### Written problem
Copy every line, exactly and only, from the line containing "Emit a Python" to the line containing "linewidth=3.6, zorder=z, legend=False)", both lines included.

### Records provided
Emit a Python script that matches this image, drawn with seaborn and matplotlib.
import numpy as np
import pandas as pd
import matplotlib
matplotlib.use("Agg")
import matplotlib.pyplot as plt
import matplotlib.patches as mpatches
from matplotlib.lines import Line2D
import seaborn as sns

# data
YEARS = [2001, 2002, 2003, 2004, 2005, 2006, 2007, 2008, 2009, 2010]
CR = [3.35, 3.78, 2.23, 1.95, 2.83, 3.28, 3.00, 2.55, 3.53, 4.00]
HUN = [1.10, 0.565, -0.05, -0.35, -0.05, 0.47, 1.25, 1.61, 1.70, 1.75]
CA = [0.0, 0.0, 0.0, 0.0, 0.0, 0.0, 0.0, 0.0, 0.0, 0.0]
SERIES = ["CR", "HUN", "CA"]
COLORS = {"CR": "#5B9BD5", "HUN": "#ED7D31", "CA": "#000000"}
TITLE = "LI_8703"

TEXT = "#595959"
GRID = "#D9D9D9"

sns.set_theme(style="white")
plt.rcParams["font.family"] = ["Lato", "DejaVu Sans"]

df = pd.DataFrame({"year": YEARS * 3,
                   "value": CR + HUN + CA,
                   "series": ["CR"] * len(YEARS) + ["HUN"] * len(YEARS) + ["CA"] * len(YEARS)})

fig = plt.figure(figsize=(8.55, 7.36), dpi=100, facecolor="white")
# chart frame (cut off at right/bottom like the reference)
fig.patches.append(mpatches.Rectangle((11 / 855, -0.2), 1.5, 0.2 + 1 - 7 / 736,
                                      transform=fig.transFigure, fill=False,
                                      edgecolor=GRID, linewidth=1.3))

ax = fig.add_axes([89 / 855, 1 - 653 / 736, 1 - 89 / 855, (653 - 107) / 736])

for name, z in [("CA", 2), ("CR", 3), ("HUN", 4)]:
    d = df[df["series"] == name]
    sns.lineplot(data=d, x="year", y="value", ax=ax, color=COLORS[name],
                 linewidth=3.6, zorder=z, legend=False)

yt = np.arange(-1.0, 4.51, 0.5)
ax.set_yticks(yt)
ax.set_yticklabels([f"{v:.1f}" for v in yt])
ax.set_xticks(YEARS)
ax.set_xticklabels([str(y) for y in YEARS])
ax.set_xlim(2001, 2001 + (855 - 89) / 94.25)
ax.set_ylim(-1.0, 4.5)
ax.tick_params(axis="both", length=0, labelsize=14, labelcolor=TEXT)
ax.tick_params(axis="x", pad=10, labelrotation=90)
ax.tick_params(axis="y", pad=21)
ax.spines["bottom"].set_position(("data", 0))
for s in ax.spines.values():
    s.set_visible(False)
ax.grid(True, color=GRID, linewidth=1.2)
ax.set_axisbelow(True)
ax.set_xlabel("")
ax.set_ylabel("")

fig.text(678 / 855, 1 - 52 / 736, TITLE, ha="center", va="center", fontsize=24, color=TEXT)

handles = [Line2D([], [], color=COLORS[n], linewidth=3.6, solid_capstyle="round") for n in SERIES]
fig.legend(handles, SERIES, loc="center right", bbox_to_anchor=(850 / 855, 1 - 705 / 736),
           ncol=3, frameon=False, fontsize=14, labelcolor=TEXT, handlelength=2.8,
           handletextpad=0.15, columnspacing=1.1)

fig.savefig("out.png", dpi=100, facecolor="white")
...
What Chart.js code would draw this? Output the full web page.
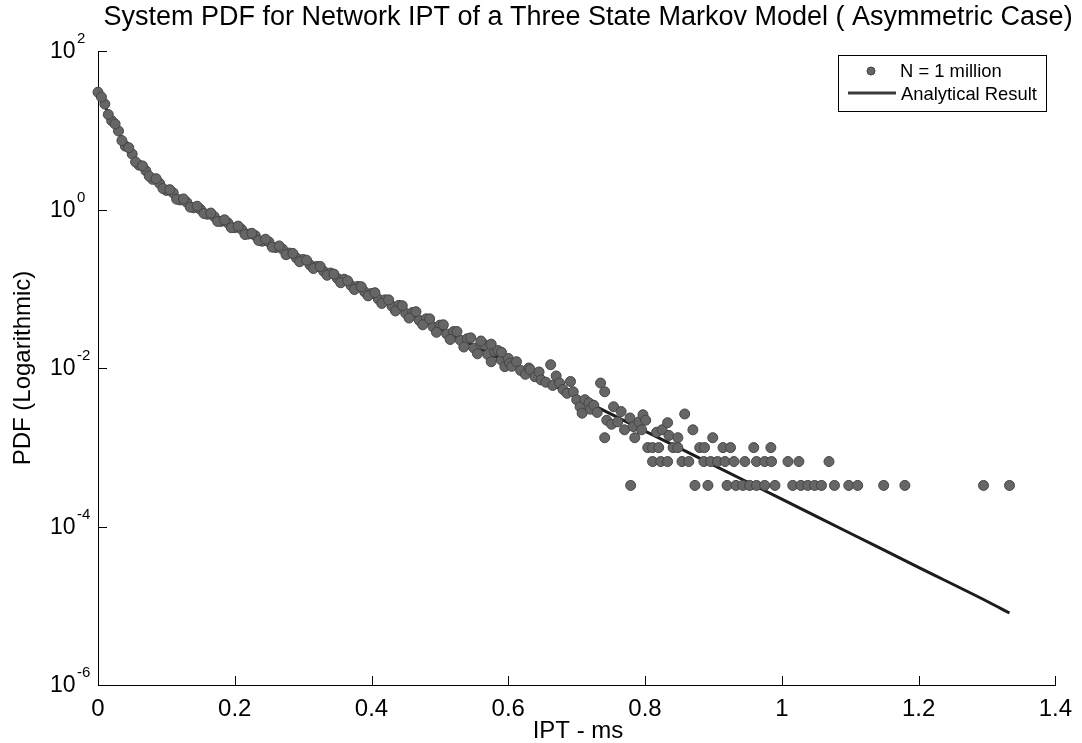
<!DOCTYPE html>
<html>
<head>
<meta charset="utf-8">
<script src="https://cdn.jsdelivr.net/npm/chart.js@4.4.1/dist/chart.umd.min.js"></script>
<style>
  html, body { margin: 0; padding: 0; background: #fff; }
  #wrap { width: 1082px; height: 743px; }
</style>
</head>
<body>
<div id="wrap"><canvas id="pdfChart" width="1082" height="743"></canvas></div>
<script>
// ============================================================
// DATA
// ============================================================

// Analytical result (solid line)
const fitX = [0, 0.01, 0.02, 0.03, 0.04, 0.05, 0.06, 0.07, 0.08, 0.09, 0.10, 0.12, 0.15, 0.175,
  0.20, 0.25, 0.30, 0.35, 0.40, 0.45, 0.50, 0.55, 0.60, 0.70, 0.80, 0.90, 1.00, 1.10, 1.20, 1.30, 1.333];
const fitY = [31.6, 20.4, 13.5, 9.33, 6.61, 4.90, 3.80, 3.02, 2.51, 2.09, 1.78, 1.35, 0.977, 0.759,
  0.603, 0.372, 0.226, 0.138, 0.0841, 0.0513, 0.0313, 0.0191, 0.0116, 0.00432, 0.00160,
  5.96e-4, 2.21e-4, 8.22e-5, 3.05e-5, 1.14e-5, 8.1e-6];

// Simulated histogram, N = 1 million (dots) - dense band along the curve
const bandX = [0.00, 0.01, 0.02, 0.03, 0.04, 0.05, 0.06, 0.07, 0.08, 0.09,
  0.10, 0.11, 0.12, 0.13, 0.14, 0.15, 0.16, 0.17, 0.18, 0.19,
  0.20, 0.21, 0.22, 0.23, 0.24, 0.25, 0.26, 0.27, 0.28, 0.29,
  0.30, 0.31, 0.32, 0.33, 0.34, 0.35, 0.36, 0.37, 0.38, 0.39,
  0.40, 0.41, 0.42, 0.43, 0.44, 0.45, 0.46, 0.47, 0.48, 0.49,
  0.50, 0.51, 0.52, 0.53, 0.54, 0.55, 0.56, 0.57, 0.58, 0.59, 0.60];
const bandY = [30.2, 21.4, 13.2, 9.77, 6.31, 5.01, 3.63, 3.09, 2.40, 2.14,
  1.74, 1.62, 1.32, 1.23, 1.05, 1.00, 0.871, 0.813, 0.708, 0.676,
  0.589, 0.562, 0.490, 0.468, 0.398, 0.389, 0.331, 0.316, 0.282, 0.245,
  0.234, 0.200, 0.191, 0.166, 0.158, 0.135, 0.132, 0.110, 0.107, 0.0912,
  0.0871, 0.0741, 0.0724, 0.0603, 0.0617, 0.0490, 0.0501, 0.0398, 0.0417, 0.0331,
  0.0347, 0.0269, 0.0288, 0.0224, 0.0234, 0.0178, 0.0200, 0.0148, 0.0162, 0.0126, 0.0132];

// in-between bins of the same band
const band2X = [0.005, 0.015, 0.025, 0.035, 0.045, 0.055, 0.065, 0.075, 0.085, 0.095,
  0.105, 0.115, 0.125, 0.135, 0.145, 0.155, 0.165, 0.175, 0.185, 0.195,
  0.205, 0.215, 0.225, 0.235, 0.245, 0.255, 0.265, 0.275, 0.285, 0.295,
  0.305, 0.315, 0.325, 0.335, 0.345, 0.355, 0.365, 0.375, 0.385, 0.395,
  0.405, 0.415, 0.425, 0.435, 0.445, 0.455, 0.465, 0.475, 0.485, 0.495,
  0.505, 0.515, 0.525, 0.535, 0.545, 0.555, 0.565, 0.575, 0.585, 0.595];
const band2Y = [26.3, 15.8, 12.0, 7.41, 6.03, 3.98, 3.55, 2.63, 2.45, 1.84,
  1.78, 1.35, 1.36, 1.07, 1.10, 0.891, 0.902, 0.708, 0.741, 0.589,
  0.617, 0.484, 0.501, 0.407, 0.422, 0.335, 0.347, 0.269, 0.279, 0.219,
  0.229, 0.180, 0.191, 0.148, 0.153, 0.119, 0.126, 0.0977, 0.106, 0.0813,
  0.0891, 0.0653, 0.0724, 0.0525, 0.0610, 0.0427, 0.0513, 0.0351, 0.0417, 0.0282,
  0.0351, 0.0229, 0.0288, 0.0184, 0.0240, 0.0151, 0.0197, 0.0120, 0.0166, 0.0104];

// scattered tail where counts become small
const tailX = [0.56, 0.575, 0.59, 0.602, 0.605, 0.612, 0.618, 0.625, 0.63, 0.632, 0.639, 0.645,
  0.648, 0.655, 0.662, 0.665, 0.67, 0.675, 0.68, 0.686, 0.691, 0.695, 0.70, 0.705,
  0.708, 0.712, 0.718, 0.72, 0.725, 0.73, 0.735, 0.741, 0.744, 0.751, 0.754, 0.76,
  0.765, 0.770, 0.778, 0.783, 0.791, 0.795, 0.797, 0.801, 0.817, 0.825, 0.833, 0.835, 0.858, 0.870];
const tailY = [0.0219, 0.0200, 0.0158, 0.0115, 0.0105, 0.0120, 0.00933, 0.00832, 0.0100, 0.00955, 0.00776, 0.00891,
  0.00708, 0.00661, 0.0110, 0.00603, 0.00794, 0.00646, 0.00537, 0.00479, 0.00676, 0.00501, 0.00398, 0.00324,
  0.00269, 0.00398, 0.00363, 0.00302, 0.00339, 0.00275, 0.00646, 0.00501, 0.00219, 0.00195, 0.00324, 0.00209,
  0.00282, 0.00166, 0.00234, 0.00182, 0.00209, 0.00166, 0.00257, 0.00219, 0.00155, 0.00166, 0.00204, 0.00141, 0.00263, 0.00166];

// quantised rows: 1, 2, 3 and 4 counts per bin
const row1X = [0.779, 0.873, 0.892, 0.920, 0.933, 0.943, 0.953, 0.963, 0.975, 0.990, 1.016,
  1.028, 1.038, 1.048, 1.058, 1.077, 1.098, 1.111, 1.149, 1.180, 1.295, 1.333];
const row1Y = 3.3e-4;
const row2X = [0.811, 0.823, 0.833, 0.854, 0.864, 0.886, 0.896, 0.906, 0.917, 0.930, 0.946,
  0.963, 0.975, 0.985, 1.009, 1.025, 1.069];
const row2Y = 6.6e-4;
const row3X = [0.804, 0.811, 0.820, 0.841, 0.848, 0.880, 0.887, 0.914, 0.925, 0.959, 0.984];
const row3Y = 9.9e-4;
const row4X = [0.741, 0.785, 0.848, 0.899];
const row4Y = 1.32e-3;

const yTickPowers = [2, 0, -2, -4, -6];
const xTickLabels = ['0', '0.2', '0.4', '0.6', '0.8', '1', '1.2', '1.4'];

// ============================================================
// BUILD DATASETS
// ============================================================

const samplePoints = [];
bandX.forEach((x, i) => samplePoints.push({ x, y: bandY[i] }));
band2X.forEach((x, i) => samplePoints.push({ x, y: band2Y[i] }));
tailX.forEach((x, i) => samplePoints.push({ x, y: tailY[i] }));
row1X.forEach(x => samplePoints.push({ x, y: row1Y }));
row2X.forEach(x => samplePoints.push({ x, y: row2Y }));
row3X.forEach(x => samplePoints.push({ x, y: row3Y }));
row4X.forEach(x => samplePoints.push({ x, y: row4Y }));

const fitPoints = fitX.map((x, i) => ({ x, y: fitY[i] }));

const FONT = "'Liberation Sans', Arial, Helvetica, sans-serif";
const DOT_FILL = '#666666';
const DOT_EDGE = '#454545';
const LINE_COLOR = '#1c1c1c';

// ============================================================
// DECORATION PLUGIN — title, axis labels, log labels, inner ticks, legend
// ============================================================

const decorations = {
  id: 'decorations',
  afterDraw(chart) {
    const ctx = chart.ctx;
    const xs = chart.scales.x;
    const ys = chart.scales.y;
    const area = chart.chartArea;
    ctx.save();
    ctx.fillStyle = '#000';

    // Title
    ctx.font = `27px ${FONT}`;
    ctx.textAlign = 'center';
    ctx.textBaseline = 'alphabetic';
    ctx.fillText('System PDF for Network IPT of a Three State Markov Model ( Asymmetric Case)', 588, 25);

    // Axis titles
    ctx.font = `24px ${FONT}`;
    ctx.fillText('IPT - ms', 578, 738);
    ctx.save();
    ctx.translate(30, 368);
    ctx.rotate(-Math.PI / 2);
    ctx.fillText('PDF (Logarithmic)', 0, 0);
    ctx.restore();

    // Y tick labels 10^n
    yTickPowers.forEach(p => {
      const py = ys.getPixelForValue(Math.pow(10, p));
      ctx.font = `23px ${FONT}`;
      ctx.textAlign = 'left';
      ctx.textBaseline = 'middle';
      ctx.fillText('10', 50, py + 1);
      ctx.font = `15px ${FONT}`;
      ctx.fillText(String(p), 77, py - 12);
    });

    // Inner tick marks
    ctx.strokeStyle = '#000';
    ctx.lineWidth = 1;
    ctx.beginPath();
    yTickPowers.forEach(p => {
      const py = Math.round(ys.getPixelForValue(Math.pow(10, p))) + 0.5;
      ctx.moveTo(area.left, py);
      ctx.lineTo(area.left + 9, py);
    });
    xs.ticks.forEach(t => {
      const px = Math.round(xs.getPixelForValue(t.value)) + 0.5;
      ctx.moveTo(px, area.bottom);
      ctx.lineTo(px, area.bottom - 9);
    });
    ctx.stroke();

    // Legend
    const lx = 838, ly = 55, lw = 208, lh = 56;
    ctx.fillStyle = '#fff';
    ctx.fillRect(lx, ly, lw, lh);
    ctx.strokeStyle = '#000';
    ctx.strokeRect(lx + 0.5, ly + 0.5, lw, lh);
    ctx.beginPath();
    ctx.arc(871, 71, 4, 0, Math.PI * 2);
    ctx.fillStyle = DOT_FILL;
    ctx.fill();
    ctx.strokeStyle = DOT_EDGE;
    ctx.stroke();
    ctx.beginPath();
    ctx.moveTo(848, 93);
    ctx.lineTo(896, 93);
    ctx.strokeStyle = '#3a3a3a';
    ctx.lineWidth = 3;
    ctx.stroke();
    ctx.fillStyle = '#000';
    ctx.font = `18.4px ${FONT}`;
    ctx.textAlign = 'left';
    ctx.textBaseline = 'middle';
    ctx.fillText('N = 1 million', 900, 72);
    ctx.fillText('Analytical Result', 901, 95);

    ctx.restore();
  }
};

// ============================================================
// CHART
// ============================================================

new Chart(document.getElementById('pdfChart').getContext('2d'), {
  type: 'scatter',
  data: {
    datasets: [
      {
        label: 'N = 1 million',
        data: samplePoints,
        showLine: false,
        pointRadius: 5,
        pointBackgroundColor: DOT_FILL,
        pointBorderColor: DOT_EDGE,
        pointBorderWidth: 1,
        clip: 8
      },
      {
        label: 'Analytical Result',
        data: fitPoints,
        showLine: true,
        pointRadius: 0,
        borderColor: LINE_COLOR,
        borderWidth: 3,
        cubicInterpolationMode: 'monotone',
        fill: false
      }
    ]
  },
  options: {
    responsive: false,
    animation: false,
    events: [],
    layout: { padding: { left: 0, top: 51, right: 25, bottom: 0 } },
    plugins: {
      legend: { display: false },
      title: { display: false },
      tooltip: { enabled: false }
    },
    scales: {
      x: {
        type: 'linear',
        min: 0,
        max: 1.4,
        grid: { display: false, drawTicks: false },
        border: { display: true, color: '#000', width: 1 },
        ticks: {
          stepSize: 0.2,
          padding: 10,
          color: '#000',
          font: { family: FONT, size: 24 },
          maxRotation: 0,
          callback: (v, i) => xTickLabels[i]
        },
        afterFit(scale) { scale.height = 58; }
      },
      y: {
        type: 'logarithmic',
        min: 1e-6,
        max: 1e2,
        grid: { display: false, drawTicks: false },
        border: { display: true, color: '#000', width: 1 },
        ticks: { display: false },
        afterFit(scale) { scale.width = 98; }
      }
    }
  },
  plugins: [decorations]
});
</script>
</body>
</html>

### Complete output
Emit a Python script that matches this image, drawn with seaborn and matplotlib.
import numpy as np
import pandas as pd
import matplotlib
matplotlib.use("Agg")
import matplotlib.pyplot as plt
import matplotlib.patches as mpatches
from matplotlib.lines import Line2D
import seaborn as sns

# data
YEARS = [2001, 2002, 2003, 2004, 2005, 2006, 2007, 2008, 2009, 2010]
CR = [3.35, 3.78, 2.23, 1.95, 2.83, 3.28, 3.00, 2.55, 3.53, 4.00]
HUN = [1.10, 0.565, -0.05, -0.35, -0.05, 0.47, 1.25, 1.61, 1.70, 1.75]
CA = [0.0, 0.0, 0.0, 0.0, 0.0, 0.0, 0.0, 0.0, 0.0, 0.0]
SERIES = ["CR", "HUN", "CA"]
COLORS = {"CR": "#5B9BD5", "HUN": "#ED7D31", "CA": "#000000"}
TITLE = "LI_8703"

TEXT = "#595959"
GRID = "#D9D9D9"

sns.set_theme(style="white")
plt.rcParams["font.family"] = ["Lato", "DejaVu Sans"]

df = pd.DataFrame({"year": YEARS * 3,
                   "value": CR + HUN + CA,
                   "series": ["CR"] * len(YEARS) + ["HUN"] * len(YEARS) + ["CA"] * len(YEARS)})

fig = plt.figure(figsize=(8.55, 7.36), dpi=100, facecolor="white")
# chart frame (cut off at right/bottom like the reference)
fig.patches.append(mpatches.Rectangle((11 / 855, -0.2), 1.5, 0.2 + 1 - 7 / 736,
                                      transform=fig.transFigure, fill=False,
                                      edgecolor=GRID, linewidth=1.3))

ax = fig.add_axes([89 / 855, 1 - 653 / 736, 1 - 89 / 855, (653 - 107) / 736])

for name, z in [("CA", 2), ("CR", 3), ("HUN", 4)]:
    d = df[df["series"] == name]
    sns.lineplot(data=d, x="year", y="value", ax=ax, color=COLORS[name],
                 linewidth=3.6, zorder=z, legend=False)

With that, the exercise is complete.